Locate all lines with the word "Rebuild". Copy them.

Records:
☆ ☆ ☆ ☆ ☆ ☆ ☆

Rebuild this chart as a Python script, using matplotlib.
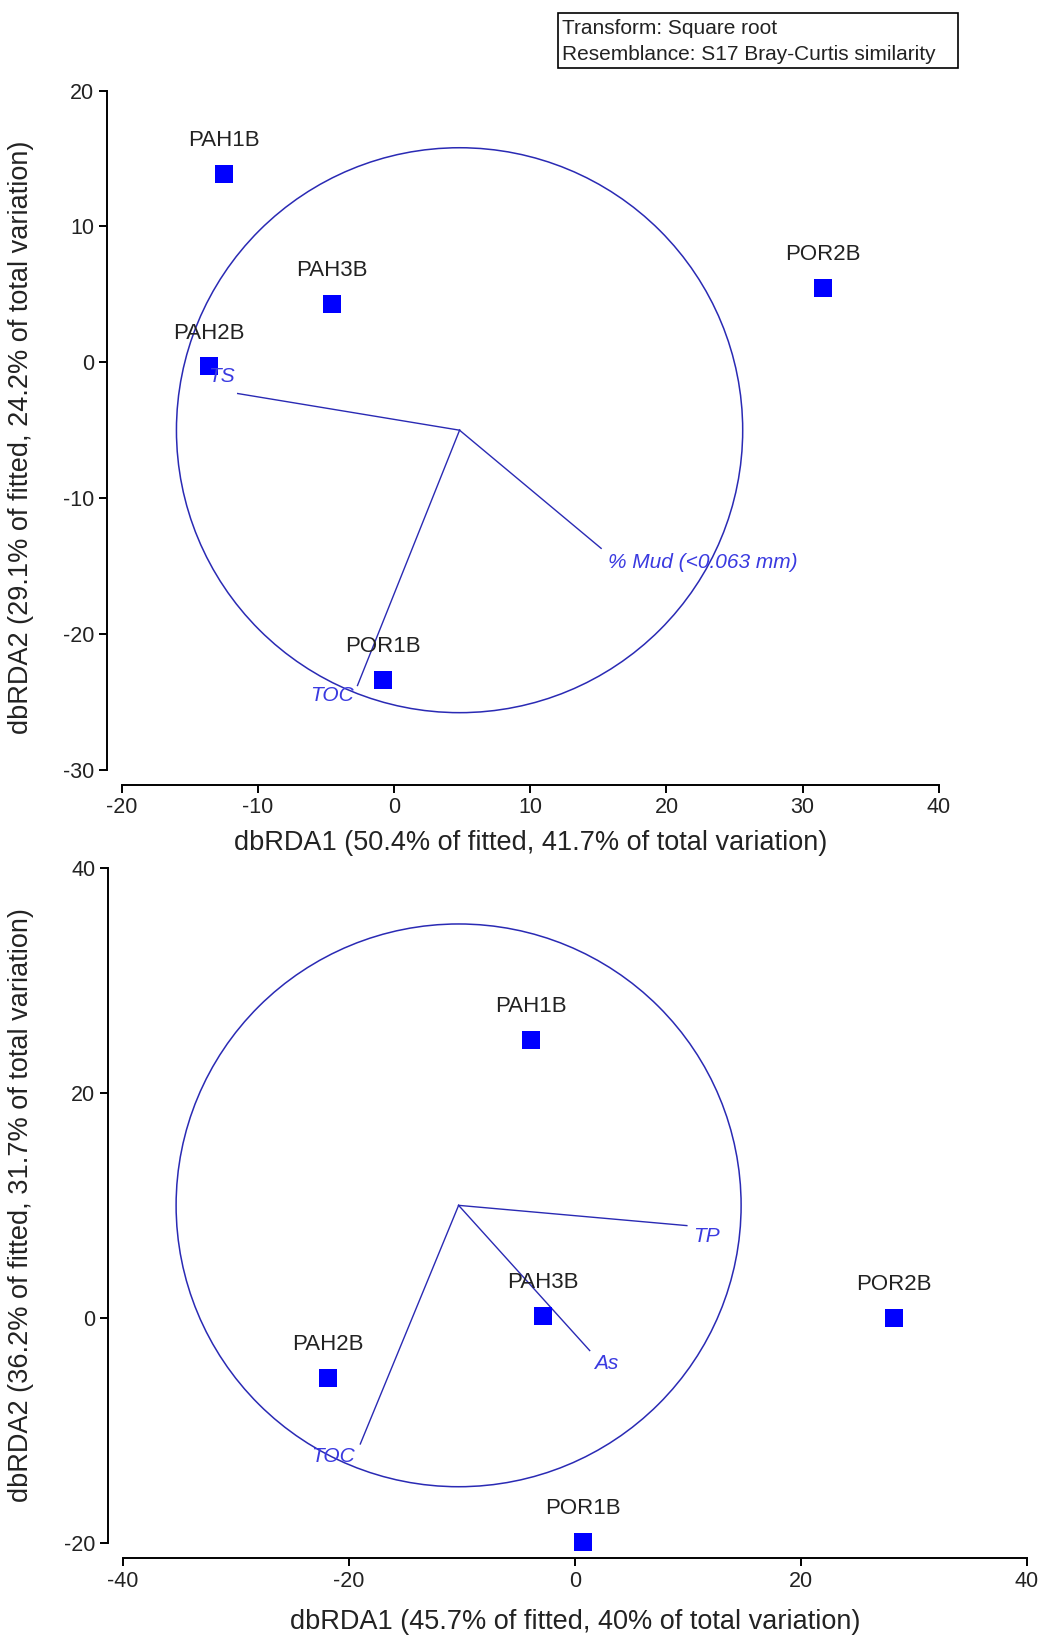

☆ ☆ ☆ ☆ ☆ ☆ ☆

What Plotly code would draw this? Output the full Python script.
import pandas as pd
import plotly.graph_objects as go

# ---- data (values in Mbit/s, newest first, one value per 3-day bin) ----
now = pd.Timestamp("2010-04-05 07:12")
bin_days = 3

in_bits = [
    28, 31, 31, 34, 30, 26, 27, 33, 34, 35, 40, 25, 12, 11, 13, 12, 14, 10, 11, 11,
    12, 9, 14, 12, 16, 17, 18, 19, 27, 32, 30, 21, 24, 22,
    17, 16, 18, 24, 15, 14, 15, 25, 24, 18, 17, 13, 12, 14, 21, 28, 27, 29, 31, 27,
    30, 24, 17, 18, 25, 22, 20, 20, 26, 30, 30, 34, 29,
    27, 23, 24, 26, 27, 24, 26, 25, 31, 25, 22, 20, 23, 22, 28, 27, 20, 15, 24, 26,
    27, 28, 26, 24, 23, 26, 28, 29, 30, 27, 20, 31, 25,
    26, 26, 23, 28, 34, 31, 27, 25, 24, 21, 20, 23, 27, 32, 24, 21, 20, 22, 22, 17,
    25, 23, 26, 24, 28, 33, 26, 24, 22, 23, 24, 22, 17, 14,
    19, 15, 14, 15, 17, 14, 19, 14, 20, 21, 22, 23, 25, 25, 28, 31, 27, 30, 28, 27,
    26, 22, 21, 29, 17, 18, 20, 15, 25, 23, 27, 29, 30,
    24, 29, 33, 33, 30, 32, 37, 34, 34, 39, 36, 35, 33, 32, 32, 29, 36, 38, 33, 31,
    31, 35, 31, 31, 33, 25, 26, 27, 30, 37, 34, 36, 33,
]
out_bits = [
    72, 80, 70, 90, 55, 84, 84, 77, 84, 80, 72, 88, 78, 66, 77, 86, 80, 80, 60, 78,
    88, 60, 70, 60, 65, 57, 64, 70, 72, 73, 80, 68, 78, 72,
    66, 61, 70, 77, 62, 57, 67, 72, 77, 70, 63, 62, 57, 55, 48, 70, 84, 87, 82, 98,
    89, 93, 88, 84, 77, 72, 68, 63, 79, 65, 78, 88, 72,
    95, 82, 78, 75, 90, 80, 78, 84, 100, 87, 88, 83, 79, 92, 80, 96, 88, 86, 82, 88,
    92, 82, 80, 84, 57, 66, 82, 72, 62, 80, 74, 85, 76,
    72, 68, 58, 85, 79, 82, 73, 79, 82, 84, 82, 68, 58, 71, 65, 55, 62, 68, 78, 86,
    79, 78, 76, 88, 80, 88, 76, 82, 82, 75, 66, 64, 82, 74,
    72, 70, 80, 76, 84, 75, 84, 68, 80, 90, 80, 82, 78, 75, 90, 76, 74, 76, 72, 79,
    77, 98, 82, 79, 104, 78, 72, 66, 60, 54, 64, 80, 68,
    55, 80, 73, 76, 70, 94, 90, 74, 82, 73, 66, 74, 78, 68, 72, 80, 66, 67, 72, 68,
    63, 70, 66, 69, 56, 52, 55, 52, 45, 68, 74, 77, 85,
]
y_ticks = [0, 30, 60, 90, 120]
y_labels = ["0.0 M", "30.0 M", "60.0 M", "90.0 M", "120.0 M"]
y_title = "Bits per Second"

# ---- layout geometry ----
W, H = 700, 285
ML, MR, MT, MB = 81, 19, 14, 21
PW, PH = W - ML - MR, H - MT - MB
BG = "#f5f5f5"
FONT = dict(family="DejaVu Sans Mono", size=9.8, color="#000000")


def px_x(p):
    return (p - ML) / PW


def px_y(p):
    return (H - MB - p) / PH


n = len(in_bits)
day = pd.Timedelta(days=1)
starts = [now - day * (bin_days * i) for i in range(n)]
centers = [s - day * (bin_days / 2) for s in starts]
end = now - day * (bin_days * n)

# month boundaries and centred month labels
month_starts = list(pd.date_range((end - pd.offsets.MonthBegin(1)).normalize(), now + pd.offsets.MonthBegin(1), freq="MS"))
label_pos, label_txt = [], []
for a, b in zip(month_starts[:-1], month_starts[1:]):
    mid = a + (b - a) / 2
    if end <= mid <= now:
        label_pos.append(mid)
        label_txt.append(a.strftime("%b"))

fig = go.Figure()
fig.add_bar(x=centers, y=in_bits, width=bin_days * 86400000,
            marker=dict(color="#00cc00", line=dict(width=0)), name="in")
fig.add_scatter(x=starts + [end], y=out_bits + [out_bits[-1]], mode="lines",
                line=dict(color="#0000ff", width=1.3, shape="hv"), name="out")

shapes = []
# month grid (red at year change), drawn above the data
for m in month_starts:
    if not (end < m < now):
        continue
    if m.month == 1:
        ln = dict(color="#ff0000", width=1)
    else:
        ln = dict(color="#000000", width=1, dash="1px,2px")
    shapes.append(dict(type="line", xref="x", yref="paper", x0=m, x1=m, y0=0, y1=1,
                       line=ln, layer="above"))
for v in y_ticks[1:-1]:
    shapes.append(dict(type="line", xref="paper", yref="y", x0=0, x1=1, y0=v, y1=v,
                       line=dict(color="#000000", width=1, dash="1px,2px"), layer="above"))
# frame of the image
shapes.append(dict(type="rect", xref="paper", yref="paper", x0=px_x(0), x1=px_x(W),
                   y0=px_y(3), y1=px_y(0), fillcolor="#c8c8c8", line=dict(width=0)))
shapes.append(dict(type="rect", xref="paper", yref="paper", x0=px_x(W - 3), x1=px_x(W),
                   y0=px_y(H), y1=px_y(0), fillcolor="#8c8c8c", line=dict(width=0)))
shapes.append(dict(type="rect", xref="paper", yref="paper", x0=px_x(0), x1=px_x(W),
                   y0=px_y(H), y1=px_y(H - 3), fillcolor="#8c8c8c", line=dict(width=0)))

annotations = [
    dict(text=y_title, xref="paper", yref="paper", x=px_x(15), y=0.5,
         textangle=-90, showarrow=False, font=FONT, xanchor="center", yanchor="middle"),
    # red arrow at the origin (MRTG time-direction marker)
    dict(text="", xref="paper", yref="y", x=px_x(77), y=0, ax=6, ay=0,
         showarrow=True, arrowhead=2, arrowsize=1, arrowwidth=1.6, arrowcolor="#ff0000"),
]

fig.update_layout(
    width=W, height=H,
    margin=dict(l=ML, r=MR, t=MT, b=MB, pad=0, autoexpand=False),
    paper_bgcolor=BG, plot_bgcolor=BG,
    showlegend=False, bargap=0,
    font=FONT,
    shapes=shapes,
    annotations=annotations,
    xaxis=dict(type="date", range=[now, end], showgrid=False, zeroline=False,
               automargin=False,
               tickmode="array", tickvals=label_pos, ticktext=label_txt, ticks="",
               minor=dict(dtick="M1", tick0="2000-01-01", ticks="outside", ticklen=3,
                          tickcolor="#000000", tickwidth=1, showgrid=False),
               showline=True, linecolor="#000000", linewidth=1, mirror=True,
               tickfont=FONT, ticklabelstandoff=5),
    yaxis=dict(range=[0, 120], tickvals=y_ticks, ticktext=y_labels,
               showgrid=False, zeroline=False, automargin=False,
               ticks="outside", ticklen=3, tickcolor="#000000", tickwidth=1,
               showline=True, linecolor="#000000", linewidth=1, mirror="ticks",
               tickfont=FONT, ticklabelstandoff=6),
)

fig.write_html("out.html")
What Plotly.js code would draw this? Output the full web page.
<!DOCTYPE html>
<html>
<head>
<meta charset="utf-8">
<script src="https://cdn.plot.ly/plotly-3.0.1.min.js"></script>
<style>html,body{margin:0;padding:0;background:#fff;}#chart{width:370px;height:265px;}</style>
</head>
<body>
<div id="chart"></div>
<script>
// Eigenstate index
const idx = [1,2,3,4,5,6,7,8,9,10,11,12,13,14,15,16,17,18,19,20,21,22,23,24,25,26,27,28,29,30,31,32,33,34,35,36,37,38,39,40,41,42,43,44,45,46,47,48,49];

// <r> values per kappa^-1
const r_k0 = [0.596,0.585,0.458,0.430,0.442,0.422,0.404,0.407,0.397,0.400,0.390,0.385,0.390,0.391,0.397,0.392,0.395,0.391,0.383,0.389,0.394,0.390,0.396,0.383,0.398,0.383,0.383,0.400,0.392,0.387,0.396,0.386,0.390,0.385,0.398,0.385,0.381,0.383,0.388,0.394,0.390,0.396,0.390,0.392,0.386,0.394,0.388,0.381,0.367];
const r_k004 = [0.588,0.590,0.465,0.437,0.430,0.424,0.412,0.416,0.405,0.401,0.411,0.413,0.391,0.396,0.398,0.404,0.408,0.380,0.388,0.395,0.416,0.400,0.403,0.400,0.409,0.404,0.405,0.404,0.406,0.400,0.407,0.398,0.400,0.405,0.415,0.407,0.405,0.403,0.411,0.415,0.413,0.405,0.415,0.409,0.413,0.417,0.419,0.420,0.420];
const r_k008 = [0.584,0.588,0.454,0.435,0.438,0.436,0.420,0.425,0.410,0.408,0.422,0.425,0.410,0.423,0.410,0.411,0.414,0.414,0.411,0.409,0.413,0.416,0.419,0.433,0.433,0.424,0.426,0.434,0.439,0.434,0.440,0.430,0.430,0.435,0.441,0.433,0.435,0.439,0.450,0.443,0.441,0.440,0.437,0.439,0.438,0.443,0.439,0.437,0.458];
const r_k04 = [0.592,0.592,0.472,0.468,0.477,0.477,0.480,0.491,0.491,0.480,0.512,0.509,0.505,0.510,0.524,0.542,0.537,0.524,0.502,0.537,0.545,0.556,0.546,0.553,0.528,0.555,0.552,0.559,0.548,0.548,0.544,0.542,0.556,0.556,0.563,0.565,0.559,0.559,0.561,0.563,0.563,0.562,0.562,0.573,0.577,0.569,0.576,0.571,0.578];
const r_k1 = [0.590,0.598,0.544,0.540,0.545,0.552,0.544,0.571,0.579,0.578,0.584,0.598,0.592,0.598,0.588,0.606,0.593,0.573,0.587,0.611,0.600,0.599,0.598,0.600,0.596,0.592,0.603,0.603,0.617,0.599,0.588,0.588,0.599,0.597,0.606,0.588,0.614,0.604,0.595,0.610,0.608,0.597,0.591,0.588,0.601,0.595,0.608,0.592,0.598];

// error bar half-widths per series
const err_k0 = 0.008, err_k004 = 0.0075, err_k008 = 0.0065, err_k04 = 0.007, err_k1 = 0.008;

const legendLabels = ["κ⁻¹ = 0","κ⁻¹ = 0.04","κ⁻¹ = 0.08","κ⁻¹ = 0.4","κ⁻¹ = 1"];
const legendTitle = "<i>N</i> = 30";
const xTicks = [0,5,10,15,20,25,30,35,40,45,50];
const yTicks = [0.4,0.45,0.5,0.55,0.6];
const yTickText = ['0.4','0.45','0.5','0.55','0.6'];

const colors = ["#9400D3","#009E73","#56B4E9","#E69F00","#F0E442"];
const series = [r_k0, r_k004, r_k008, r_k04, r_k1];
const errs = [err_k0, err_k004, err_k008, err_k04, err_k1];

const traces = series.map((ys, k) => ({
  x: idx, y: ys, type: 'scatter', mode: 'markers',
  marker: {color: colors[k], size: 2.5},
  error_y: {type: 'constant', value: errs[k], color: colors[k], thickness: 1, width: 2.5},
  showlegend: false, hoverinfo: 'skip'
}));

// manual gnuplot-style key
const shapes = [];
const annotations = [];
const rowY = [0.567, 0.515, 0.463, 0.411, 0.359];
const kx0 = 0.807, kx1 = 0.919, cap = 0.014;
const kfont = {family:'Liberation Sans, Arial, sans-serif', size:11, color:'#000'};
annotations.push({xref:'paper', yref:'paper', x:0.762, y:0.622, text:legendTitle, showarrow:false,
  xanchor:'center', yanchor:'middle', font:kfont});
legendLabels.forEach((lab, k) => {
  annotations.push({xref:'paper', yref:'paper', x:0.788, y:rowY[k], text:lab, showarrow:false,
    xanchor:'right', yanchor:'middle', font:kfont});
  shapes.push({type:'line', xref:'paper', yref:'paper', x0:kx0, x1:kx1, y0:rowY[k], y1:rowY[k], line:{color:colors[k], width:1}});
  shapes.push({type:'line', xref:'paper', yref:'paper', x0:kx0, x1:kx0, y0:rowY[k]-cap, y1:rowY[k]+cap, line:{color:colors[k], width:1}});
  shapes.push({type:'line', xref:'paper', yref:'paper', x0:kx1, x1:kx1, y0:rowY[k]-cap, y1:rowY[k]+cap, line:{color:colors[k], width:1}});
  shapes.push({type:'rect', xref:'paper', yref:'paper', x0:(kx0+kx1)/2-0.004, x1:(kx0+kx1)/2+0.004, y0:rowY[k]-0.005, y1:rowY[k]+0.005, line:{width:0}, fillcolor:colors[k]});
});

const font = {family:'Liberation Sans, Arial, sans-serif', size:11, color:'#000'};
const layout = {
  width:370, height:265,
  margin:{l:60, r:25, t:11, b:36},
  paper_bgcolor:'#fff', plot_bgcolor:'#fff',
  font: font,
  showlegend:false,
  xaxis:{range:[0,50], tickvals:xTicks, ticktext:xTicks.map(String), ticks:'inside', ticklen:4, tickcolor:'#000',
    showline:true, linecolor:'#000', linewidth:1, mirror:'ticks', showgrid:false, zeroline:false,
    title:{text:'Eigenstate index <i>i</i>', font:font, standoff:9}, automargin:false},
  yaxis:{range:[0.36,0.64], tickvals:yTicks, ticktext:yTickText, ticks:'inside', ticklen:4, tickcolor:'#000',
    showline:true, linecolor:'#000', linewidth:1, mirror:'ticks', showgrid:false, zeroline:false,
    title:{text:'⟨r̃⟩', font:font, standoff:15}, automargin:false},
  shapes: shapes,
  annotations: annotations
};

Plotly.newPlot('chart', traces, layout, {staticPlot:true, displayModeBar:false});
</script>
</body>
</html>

☆ ☆ ☆ ☆ ☆ ☆ ☆

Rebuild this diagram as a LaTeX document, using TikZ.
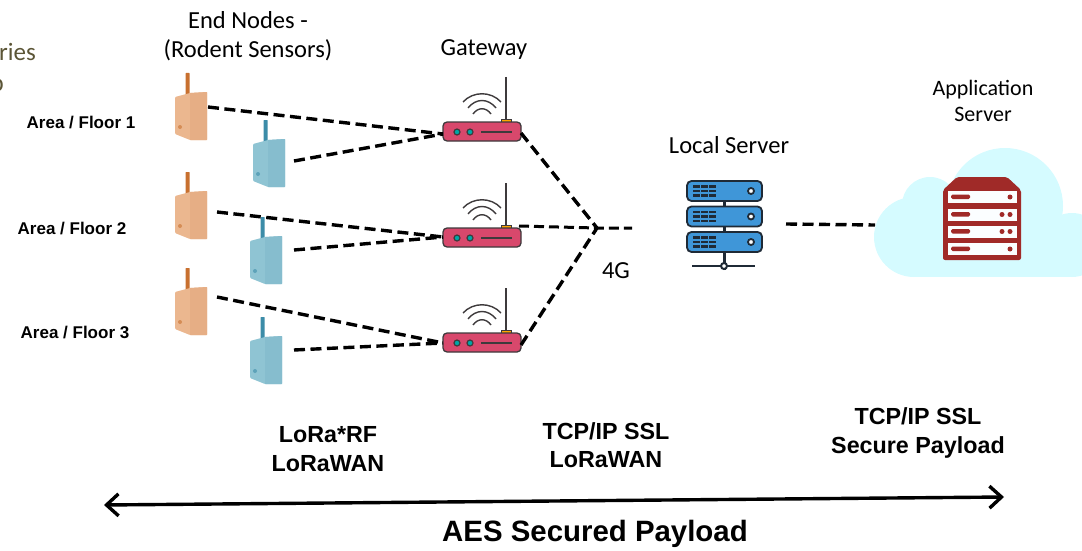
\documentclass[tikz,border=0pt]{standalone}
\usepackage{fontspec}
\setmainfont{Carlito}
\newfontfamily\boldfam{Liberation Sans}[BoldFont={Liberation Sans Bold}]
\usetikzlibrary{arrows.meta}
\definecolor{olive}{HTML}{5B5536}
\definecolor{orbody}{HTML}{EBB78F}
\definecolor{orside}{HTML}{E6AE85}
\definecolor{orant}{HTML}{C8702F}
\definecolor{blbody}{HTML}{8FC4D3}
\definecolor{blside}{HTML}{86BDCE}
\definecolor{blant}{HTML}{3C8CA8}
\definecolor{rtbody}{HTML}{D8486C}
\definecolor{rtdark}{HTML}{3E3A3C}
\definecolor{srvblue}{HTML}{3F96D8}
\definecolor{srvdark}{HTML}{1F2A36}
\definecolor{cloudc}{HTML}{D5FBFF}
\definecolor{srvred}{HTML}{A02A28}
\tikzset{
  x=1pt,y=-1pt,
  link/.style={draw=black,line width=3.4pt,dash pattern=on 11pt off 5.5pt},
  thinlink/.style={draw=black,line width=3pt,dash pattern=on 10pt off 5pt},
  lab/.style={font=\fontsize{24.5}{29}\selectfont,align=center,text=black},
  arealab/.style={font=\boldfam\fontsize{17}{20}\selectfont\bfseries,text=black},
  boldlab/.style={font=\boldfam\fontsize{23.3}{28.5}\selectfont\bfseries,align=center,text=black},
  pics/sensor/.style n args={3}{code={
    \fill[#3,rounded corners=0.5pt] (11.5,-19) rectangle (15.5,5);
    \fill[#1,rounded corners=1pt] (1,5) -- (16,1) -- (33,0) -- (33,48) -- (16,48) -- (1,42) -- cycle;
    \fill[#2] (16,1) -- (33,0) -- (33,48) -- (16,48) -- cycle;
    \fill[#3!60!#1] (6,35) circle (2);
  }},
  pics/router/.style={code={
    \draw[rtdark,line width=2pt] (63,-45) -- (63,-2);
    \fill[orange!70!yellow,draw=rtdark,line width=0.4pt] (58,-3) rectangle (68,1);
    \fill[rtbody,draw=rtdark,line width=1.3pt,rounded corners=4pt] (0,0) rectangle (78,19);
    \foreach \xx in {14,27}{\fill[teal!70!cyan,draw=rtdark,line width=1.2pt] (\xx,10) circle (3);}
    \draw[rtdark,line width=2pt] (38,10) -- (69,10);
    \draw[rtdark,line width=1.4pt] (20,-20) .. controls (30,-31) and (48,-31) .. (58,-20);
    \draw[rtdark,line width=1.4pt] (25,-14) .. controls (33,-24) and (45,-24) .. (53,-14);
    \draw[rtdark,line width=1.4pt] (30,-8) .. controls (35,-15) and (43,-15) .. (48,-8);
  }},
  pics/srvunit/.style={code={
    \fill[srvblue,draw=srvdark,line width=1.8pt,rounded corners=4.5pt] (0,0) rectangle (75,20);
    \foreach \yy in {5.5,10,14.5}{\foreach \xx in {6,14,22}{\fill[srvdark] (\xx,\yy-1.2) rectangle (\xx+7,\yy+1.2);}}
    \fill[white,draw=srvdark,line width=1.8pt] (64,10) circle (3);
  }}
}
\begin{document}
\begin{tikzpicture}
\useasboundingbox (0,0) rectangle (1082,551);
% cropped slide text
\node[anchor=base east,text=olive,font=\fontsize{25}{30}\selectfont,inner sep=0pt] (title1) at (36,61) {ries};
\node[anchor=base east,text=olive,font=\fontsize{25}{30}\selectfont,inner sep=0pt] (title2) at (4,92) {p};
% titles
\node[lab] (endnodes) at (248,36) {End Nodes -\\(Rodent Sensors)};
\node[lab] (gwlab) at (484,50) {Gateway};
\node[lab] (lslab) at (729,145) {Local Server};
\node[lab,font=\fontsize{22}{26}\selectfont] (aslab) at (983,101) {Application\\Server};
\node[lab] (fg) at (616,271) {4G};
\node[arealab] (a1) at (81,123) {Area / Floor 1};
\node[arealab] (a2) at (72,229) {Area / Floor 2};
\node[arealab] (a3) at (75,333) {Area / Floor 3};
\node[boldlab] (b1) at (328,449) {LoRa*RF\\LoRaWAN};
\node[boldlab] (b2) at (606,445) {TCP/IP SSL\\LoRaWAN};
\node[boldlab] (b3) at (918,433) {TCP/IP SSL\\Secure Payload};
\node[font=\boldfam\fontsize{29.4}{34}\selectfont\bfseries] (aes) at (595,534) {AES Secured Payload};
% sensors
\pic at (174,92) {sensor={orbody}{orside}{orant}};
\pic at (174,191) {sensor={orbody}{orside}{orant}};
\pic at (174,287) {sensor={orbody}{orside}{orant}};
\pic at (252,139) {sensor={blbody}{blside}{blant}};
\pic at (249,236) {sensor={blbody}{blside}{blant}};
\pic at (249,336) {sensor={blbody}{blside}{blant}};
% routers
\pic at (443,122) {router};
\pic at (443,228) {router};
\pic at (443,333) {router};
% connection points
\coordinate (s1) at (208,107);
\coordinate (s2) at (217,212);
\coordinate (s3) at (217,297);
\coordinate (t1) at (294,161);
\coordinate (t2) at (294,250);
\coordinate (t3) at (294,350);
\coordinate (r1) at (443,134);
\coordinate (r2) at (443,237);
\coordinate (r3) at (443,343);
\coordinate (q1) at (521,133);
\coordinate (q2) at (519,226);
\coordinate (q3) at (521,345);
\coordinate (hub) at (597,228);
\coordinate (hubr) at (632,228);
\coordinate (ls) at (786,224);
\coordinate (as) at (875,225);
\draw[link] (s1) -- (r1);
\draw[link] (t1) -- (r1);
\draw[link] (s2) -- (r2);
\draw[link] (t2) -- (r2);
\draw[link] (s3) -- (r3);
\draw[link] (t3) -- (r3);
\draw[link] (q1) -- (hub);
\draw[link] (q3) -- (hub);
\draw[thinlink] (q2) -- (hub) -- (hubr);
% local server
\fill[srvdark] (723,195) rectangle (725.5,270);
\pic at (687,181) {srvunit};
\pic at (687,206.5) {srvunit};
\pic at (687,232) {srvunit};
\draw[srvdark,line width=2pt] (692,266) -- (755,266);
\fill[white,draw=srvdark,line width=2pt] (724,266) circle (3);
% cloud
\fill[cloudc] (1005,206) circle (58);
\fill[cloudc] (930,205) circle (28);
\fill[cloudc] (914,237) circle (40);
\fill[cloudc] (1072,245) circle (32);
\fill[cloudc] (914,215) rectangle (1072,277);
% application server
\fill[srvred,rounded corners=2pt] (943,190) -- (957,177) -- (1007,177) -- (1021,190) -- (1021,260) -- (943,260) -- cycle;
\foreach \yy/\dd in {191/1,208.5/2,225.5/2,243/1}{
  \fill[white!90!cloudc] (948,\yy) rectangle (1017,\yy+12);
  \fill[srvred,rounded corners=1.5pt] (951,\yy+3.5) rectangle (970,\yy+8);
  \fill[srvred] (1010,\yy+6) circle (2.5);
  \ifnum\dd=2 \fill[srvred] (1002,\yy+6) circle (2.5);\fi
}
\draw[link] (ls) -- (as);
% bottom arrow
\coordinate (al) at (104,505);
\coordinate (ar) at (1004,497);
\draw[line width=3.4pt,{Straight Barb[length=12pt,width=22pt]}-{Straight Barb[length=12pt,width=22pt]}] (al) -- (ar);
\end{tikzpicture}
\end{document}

☆ ☆ ☆ ☆ ☆ ☆ ☆

Solved problem:
Rebuild this chart as a Python script, using matplotlib.
Rebuild this diagram as a LaTeX document, using TikZ.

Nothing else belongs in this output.